Task description. Output the full listing word for word.

>> Begin Data shown

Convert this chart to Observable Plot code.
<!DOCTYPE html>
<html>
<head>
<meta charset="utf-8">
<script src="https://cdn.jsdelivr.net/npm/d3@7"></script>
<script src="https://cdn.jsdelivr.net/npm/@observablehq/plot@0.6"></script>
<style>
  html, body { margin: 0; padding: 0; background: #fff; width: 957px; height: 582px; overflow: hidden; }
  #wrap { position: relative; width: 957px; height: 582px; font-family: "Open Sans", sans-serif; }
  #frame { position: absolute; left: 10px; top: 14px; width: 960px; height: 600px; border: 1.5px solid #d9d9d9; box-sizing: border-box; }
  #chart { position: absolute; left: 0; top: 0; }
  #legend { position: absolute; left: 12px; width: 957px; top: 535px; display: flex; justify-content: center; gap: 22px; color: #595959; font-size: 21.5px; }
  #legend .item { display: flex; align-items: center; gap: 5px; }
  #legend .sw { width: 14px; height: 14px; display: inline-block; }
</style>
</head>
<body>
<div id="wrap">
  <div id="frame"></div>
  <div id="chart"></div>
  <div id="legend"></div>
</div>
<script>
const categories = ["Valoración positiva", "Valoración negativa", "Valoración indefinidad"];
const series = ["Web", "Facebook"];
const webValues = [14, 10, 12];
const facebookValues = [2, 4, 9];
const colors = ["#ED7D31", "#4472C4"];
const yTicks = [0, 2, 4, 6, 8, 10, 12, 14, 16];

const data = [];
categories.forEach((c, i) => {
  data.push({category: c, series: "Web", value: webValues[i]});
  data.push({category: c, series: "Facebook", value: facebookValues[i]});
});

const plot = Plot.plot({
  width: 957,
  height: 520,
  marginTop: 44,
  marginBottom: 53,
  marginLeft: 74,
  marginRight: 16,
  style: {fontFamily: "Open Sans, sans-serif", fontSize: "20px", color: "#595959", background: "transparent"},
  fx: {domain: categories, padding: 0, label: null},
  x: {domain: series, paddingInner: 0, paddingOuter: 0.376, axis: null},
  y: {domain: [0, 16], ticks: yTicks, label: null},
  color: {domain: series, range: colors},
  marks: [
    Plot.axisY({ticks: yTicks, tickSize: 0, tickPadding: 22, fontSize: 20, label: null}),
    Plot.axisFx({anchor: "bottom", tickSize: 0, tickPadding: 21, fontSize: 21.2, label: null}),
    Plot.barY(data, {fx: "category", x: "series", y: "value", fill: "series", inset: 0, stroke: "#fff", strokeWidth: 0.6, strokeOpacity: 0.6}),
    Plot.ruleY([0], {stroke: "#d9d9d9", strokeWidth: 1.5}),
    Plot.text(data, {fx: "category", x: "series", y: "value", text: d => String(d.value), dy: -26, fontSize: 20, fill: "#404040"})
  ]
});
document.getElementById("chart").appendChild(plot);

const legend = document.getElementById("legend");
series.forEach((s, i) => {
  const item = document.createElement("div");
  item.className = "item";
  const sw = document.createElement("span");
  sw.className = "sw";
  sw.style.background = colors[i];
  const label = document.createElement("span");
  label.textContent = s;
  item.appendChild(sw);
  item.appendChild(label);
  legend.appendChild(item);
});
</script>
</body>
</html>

>> End Data shown

Response below.
Convert this chart to Observable Plot code.
<!DOCTYPE html>
<html>
<head>
<meta charset="utf-8">
<script src="https://cdn.jsdelivr.net/npm/d3@7"></script>
<script src="https://cdn.jsdelivr.net/npm/@observablehq/plot@0.6"></script>
<style>
  html, body { margin: 0; padding: 0; background: #fff; width: 957px; height: 582px; overflow: hidden; }
  #wrap { position: relative; width: 957px; height: 582px; font-family: "Open Sans", sans-serif; }
  #frame { position: absolute; left: 10px; top: 14px; width: 960px; height: 600px; border: 1.5px solid #d9d9d9; box-sizing: border-box; }
  #chart { position: absolute; left: 0; top: 0; }
  #legend { position: absolute; left: 12px; width: 957px; top: 535px; display: flex; justify-content: center; gap: 22px; color: #595959; font-size: 21.5px; }
  #legend .item { display: flex; align-items: center; gap: 5px; }
  #legend .sw { width: 14px; height: 14px; display: inline-block; }
</style>
</head>
<body>
<div id="wrap">
  <div id="frame"></div>
  <div id="chart"></div>
  <div id="legend"></div>
</div>
<script>
const categories = ["Valoración positiva", "Valoración negativa", "Valoración indefinidad"];
const series = ["Web", "Facebook"];
const webValues = [14, 10, 12];
const facebookValues = [2, 4, 9];
const colors = ["#ED7D31", "#4472C4"];
const yTicks = [0, 2, 4, 6, 8, 10, 12, 14, 16];

const data = [];
categories.forEach((c, i) => {
  data.push({category: c, series: "Web", value: webValues[i]});
  data.push({category: c, series: "Facebook", value: facebookValues[i]});
});

const plot = Plot.plot({
  width: 957,
  height: 520,
  marginTop: 44,
  marginBottom: 53,
  marginLeft: 74,
  marginRight: 16,
  style: {fontFamily: "Open Sans, sans-serif", fontSize: "20px", color: "#595959", background: "transparent"},
  fx: {domain: categories, padding: 0, label: null},
  x: {domain: series, paddingInner: 0, paddingOuter: 0.376, axis: null},
  y: {domain: [0, 16], ticks: yTicks, label: null},
  color: {domain: series, range: colors},
  marks: [
    Plot.axisY({ticks: yTicks, tickSize: 0, tickPadding: 22, fontSize: 20, label: null}),
    Plot.axisFx({anchor: "bottom", tickSize: 0, tickPadding: 21, fontSize: 21.2, label: null}),
    Plot.barY(data, {fx: "category", x: "series", y: "value", fill: "series", inset: 0, stroke: "#fff", strokeWidth: 0.6, strokeOpacity: 0.6}),
    Plot.ruleY([0], {stroke: "#d9d9d9", strokeWidth: 1.5}),
    Plot.text(data, {fx: "category", x: "series", y: "value", text: d => String(d.value), dy: -26, fontSize: 20, fill: "#404040"})
  ]
});
document.getElementById("chart").appendChild(plot);

const legend = document.getElementById("legend");
series.forEach((s, i) => {
  const item = document.createElement("div");
  item.className = "item";
  const sw = document.createElement("span");
  sw.className = "sw";
  sw.style.background = colors[i];
  const label = document.createElement("span");
  label.textContent = s;
  item.appendChild(sw);
  item.appendChild(label);
  legend.appendChild(item);
});
</script>
</body>
</html>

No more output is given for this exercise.